- [Requirements]: Copy out the line that contains "Generate a LaTeX", the line that contains "(procN) at (701,426)", and every line between them, exactly, and nothing else.

----

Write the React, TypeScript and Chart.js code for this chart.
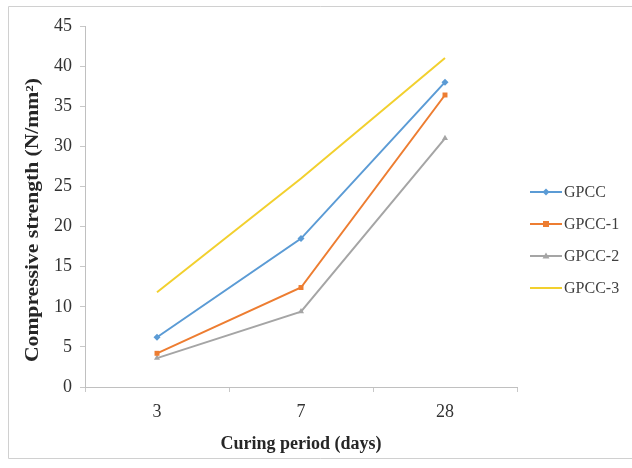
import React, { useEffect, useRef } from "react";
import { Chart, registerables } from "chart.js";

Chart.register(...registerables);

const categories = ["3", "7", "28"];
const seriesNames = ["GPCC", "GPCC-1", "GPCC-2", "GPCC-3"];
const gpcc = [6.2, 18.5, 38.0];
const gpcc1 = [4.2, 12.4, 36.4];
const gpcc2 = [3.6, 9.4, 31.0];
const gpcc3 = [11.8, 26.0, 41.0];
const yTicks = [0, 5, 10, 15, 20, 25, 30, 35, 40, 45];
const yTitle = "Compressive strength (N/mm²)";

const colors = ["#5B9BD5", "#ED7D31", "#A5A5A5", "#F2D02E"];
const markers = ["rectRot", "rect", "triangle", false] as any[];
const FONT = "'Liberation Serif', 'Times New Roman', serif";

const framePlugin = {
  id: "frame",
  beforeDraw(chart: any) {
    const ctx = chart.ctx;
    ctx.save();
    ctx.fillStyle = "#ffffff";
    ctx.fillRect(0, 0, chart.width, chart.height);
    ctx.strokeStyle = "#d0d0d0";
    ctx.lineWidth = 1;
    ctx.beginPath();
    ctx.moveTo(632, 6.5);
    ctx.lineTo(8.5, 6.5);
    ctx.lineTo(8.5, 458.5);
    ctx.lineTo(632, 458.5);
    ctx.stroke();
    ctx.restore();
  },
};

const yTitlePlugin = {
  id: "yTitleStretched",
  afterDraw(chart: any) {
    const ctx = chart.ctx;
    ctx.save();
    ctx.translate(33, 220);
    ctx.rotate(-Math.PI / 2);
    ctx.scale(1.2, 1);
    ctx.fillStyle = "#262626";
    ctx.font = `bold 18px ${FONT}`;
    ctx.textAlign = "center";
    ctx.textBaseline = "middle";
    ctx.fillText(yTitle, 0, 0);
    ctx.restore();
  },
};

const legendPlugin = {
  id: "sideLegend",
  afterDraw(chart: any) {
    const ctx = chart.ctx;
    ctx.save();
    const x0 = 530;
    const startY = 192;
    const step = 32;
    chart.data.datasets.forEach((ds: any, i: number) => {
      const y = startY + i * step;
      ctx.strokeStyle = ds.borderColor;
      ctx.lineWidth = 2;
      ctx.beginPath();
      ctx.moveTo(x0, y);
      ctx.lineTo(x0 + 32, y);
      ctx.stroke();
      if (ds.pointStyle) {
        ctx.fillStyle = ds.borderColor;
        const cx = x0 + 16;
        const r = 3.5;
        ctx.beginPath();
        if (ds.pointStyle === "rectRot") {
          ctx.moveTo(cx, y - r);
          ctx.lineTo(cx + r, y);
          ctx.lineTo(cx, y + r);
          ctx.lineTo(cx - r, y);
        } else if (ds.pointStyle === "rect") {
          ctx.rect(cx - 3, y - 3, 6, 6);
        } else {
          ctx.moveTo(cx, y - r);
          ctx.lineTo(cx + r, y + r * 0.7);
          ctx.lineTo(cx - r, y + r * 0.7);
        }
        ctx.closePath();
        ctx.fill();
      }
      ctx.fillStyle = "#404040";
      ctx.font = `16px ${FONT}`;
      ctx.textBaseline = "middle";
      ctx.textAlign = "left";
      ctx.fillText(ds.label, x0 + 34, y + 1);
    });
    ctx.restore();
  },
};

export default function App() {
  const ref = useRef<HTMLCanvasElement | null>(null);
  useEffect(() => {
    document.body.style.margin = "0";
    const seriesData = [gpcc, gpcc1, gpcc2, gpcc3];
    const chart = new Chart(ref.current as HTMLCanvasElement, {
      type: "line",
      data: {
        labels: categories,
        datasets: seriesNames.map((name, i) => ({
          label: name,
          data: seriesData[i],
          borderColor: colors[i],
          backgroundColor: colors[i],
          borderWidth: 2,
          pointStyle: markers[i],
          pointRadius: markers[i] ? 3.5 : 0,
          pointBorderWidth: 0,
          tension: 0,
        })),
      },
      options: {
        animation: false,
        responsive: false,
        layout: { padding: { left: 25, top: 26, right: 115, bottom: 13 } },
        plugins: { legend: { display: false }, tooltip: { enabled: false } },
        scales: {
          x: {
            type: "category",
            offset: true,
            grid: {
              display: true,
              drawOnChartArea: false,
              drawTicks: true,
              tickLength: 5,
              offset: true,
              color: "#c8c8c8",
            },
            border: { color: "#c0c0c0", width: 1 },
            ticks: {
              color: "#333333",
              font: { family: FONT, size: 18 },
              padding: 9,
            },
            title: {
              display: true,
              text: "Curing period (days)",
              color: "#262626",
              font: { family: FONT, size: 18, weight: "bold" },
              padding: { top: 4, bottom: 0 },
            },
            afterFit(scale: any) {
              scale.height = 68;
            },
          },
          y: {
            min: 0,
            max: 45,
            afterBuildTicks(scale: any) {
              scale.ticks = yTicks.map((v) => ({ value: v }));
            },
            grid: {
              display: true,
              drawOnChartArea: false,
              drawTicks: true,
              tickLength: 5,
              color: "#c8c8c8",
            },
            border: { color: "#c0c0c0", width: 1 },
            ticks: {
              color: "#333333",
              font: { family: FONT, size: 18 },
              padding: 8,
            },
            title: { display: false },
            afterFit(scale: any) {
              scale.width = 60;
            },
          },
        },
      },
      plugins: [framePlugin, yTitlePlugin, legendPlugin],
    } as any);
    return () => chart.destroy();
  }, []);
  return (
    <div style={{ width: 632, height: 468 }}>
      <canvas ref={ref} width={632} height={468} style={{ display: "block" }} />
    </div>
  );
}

----

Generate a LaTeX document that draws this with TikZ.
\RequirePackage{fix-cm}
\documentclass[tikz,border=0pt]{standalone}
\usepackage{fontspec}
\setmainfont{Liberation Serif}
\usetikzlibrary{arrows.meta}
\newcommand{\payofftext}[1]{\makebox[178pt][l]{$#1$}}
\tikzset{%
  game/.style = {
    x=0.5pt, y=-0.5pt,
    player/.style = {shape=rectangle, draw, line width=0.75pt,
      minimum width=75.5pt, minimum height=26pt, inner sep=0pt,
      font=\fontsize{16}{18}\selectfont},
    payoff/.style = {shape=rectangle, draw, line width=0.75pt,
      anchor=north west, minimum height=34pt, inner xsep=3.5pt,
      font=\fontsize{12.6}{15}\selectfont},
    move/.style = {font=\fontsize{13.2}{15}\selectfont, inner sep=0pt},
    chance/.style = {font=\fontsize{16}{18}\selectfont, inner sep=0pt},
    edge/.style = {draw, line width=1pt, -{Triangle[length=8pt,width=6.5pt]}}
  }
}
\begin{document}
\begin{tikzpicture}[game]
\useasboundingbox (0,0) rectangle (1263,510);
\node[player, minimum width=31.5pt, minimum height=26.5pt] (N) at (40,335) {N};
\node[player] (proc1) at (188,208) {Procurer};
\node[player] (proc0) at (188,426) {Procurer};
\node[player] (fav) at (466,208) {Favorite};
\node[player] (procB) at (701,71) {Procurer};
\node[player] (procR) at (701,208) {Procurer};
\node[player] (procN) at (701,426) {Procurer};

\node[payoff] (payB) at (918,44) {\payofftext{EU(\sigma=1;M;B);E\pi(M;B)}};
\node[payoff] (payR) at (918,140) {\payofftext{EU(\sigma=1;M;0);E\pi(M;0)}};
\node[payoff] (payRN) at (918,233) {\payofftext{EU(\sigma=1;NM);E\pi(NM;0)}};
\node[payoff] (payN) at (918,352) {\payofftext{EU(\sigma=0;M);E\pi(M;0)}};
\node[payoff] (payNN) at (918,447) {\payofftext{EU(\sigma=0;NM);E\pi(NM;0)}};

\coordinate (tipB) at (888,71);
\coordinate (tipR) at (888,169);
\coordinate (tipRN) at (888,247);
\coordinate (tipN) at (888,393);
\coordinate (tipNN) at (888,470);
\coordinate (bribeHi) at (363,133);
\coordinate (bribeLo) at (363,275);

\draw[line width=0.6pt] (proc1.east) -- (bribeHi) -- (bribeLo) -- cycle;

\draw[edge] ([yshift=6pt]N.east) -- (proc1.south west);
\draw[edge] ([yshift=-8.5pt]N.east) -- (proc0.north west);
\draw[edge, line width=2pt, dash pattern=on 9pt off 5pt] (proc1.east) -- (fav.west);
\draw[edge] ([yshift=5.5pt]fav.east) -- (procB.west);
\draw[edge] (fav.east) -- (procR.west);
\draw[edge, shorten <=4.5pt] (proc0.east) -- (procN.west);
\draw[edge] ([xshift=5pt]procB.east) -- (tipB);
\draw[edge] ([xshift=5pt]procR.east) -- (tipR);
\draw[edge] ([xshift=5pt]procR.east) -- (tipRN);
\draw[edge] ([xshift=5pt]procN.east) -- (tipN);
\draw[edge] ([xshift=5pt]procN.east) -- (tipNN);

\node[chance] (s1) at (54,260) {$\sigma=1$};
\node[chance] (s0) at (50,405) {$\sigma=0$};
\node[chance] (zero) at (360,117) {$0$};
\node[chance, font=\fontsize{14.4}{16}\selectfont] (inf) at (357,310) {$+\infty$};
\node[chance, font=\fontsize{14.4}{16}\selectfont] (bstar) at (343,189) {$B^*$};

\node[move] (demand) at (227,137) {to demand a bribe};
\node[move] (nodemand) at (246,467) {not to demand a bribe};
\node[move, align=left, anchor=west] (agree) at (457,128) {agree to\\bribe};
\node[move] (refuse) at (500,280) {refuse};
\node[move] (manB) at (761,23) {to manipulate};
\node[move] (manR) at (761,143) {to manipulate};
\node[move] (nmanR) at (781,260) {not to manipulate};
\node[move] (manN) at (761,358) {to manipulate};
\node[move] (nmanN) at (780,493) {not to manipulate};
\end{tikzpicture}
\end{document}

----

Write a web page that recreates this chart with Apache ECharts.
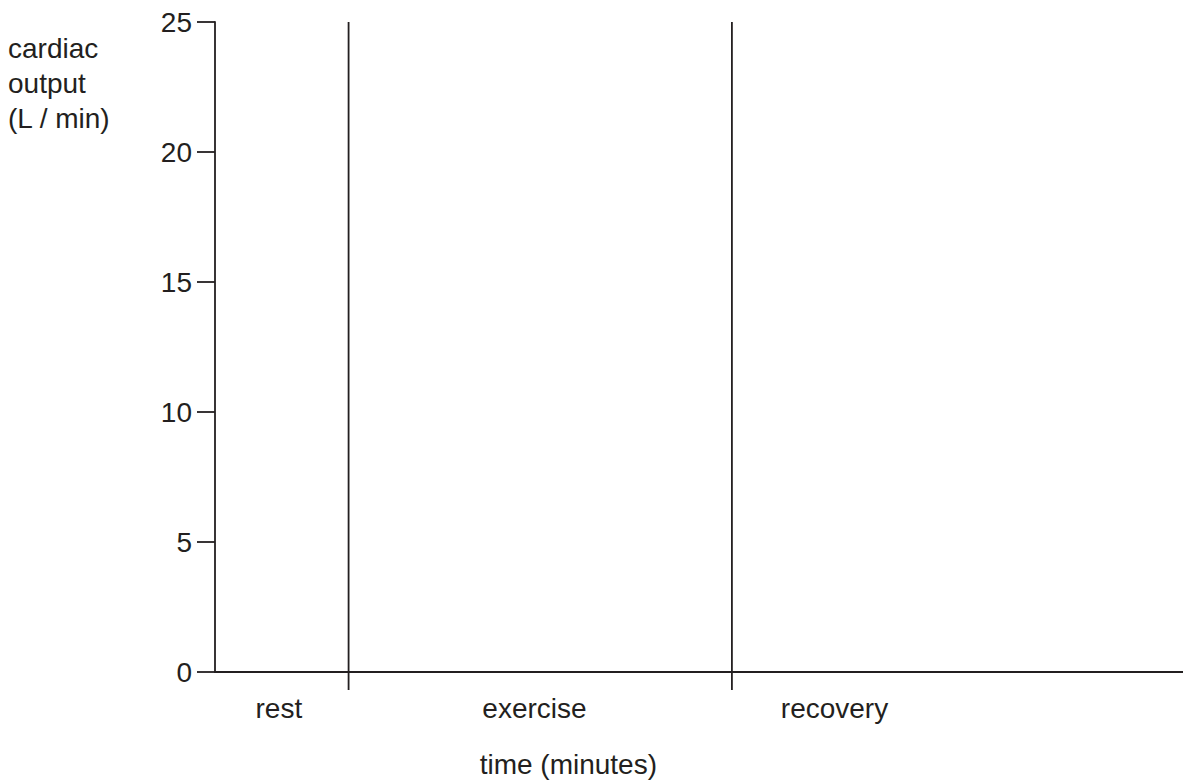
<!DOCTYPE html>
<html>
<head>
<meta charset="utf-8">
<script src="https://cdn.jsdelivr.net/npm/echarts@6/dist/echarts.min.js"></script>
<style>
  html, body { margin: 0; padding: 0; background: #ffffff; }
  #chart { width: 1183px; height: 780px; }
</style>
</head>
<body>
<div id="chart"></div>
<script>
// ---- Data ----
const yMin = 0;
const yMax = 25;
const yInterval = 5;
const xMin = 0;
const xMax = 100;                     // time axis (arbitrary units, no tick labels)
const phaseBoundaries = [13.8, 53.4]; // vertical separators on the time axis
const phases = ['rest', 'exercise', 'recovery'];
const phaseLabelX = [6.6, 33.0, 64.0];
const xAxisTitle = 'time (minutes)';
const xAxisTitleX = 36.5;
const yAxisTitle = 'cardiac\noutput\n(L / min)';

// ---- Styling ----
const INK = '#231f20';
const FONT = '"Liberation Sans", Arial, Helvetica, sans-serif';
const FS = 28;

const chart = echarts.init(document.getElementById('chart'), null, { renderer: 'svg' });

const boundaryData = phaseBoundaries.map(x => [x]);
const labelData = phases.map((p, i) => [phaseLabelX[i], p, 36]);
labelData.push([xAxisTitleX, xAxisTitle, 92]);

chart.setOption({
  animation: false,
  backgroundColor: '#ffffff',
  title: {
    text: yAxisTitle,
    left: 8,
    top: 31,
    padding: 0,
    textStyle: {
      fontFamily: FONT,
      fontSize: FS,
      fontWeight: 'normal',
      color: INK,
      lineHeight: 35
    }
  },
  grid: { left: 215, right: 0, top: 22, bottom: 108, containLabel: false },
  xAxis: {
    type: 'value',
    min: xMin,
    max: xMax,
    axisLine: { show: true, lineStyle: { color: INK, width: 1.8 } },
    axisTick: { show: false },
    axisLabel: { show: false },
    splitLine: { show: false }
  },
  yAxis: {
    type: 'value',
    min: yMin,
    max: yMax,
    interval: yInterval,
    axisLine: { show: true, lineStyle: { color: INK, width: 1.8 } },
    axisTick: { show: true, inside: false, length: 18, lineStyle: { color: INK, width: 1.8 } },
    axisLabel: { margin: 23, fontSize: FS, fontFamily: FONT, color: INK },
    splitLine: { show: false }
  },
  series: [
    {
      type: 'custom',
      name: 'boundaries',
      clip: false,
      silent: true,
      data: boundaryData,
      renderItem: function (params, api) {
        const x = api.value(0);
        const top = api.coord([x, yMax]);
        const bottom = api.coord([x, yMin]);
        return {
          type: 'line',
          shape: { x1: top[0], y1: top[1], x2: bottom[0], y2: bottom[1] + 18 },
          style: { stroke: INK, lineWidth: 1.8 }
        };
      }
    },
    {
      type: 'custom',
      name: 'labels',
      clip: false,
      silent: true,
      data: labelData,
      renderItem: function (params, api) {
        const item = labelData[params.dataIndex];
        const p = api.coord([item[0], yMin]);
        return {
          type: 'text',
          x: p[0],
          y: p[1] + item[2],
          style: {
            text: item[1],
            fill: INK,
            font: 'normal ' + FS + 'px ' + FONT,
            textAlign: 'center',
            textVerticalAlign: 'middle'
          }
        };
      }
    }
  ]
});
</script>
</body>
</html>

----

- [Full solution]:
Generate a LaTeX document that draws this with TikZ.
\RequirePackage{fix-cm}
\documentclass[tikz,border=0pt]{standalone}
\usepackage{fontspec}
\setmainfont{Liberation Serif}
\usetikzlibrary{arrows.meta}
\newcommand{\payofftext}[1]{\makebox[178pt][l]{$#1$}}
\tikzset{%
  game/.style = {
    x=0.5pt, y=-0.5pt,
    player/.style = {shape=rectangle, draw, line width=0.75pt,
      minimum width=75.5pt, minimum height=26pt, inner sep=0pt,
      font=\fontsize{16}{18}\selectfont},
    payoff/.style = {shape=rectangle, draw, line width=0.75pt,
      anchor=north west, minimum height=34pt, inner xsep=3.5pt,
      font=\fontsize{12.6}{15}\selectfont},
    move/.style = {font=\fontsize{13.2}{15}\selectfont, inner sep=0pt},
    chance/.style = {font=\fontsize{16}{18}\selectfont, inner sep=0pt},
    edge/.style = {draw, line width=1pt, -{Triangle[length=8pt,width=6.5pt]}}
  }
}
\begin{document}
\begin{tikzpicture}[game]
\useasboundingbox (0,0) rectangle (1263,510);
\node[player, minimum width=31.5pt, minimum height=26.5pt] (N) at (40,335) {N};
\node[player] (proc1) at (188,208) {Procurer};
\node[player] (proc0) at (188,426) {Procurer};
\node[player] (fav) at (466,208) {Favorite};
\node[player] (procB) at (701,71) {Procurer};
\node[player] (procR) at (701,208) {Procurer};
\node[player] (procN) at (701,426) {Procurer};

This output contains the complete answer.